**Requirements:** In the entries below, print exactly the lines from the first through the one with "import matplotlib.pyplot as plt", both included, and none of the pictures.

[Some records]
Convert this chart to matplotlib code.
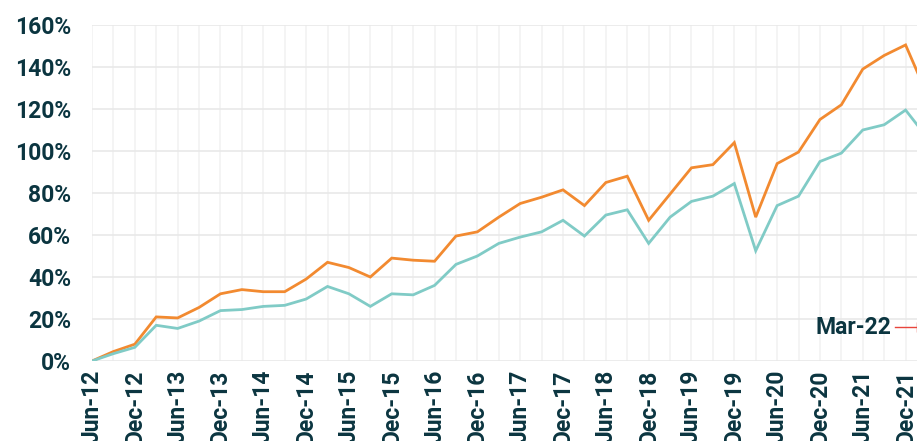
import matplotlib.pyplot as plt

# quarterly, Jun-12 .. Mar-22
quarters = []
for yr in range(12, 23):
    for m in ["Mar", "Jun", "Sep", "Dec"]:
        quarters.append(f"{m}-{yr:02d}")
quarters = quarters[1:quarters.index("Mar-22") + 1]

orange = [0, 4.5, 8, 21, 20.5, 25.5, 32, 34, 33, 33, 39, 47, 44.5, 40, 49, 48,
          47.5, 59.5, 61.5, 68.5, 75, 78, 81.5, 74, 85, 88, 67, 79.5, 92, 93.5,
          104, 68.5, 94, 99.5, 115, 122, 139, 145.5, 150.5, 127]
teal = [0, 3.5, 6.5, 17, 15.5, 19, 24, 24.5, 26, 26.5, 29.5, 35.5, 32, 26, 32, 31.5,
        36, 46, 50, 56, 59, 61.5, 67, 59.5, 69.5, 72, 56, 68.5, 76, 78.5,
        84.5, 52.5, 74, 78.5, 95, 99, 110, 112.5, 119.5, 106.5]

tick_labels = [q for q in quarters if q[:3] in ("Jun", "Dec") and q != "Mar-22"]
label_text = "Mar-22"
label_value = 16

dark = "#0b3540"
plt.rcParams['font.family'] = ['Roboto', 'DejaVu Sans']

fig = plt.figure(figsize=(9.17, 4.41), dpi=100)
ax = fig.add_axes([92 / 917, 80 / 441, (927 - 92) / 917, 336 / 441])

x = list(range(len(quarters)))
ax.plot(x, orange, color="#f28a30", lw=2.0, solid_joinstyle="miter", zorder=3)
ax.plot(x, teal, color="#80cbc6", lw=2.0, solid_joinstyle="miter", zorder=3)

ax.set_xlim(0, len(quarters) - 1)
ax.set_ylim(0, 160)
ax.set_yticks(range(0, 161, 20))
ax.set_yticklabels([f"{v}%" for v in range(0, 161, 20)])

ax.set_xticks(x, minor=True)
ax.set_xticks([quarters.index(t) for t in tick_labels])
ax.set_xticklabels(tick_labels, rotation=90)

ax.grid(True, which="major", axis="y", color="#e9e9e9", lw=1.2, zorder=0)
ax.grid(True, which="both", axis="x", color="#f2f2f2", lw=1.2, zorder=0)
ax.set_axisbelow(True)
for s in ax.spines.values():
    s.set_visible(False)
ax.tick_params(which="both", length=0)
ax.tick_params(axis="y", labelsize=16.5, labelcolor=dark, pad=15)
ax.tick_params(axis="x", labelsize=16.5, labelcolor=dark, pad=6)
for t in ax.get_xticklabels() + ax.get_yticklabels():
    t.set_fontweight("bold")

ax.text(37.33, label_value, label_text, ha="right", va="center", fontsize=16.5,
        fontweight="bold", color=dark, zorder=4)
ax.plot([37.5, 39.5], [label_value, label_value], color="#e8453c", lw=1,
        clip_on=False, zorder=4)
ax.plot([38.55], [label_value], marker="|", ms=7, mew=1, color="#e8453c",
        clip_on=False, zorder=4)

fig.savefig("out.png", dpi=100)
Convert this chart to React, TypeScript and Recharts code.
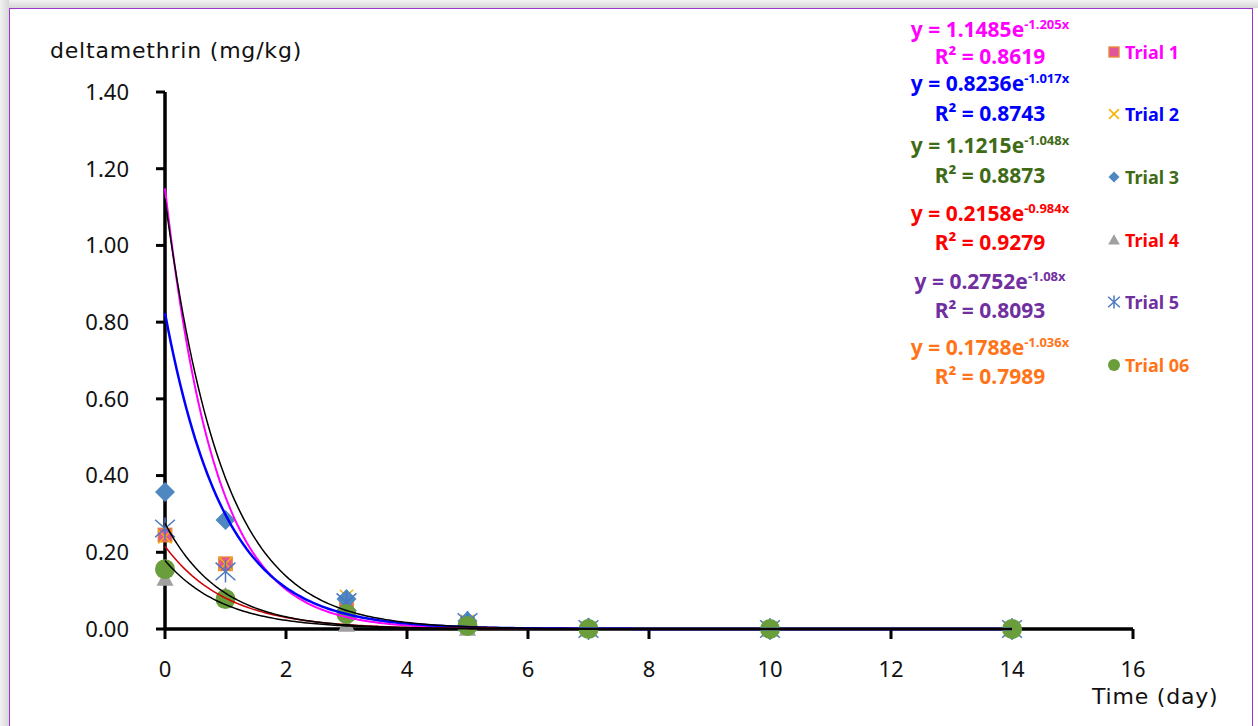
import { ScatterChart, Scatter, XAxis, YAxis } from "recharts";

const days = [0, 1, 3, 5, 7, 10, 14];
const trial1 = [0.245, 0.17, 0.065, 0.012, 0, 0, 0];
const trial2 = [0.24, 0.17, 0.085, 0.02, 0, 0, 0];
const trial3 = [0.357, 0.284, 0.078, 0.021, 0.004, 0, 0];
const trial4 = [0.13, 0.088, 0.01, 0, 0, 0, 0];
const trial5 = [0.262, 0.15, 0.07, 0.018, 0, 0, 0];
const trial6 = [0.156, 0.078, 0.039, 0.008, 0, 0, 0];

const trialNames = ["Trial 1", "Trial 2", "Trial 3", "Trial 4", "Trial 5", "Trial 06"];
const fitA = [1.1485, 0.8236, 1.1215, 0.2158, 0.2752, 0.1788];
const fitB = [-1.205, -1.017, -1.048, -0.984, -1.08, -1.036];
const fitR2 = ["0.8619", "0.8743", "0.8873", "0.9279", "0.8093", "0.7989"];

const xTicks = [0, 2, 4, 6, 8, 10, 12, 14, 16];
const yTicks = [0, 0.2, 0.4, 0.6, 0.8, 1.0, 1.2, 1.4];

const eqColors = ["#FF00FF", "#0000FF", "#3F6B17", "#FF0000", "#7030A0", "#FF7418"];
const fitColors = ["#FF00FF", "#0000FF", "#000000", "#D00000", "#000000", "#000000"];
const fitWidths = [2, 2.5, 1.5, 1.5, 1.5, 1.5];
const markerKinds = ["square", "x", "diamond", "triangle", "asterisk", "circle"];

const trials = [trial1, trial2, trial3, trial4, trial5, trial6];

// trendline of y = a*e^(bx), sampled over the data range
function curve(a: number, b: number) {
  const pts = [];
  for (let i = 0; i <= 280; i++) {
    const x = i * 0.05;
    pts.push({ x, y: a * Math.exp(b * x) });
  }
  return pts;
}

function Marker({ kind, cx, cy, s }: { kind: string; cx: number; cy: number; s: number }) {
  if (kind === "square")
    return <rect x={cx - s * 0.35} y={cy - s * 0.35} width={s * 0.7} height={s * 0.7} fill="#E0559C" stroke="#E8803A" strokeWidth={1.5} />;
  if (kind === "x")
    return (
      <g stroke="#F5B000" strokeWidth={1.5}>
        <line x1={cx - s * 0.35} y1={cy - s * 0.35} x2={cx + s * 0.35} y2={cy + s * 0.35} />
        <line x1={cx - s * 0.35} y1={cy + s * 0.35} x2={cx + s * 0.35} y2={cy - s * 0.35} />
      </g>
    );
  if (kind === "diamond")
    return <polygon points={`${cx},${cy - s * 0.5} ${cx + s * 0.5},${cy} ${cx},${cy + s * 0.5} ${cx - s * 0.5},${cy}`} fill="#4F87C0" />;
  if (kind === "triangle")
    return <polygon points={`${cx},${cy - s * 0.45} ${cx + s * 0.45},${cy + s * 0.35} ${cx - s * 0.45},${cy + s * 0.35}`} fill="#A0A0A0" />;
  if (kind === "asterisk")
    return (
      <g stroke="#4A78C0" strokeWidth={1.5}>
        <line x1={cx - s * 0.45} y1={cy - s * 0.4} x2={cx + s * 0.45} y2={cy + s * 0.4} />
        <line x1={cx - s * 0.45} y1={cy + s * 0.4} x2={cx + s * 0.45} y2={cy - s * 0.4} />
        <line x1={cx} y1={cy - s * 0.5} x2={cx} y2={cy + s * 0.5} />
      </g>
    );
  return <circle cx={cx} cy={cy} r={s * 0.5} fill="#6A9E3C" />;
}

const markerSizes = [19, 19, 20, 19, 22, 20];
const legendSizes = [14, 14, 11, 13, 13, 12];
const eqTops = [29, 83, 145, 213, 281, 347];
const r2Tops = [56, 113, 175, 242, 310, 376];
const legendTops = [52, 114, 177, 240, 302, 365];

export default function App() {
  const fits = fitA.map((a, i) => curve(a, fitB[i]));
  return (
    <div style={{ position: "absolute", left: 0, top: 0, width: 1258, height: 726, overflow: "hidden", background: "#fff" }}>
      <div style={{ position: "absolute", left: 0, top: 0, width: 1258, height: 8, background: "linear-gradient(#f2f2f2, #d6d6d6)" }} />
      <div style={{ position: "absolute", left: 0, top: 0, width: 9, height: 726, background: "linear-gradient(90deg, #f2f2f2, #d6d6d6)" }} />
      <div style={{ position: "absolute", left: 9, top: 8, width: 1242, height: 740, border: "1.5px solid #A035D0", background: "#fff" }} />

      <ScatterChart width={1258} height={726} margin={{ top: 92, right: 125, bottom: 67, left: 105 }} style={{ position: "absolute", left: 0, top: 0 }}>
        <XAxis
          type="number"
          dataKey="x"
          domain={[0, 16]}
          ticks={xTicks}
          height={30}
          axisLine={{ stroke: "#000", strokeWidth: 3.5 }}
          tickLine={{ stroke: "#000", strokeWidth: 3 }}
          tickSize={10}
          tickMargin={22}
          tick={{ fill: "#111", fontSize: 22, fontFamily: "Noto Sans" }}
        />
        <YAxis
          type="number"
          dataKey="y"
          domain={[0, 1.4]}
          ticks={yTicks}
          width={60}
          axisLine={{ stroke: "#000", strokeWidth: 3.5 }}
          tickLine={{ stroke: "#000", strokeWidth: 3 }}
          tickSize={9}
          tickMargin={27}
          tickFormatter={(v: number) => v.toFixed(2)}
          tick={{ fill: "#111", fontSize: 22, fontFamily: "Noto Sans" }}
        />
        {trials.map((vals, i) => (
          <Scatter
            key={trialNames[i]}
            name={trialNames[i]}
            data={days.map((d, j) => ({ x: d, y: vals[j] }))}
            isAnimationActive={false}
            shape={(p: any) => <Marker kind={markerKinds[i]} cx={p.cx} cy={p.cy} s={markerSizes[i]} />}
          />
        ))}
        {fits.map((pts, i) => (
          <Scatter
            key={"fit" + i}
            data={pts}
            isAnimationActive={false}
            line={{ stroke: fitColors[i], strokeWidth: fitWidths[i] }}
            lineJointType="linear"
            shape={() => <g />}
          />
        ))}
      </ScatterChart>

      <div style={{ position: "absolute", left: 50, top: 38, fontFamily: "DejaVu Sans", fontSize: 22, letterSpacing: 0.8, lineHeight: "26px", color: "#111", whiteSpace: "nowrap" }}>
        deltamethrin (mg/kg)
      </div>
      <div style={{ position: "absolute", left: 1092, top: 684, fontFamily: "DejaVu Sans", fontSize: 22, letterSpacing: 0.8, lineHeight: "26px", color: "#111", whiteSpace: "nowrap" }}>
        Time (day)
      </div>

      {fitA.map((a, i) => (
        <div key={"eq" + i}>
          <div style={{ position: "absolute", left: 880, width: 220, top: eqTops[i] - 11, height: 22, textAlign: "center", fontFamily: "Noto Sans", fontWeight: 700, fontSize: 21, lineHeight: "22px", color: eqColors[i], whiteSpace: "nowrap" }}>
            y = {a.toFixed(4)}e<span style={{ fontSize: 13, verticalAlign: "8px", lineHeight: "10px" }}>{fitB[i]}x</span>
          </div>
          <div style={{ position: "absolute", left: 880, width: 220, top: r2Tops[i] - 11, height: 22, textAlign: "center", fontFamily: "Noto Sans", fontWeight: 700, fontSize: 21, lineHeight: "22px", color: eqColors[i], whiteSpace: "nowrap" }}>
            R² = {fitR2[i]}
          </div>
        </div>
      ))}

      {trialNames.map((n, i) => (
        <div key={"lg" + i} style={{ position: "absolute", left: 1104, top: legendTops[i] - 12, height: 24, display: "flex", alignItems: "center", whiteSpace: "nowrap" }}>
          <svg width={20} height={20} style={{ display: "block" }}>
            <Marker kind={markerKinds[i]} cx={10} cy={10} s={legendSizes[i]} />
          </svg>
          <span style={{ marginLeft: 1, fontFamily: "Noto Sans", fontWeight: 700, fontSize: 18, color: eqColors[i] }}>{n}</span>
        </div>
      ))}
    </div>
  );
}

**Task result:**
Convert this chart to matplotlib code.
import matplotlib.pyplot as plt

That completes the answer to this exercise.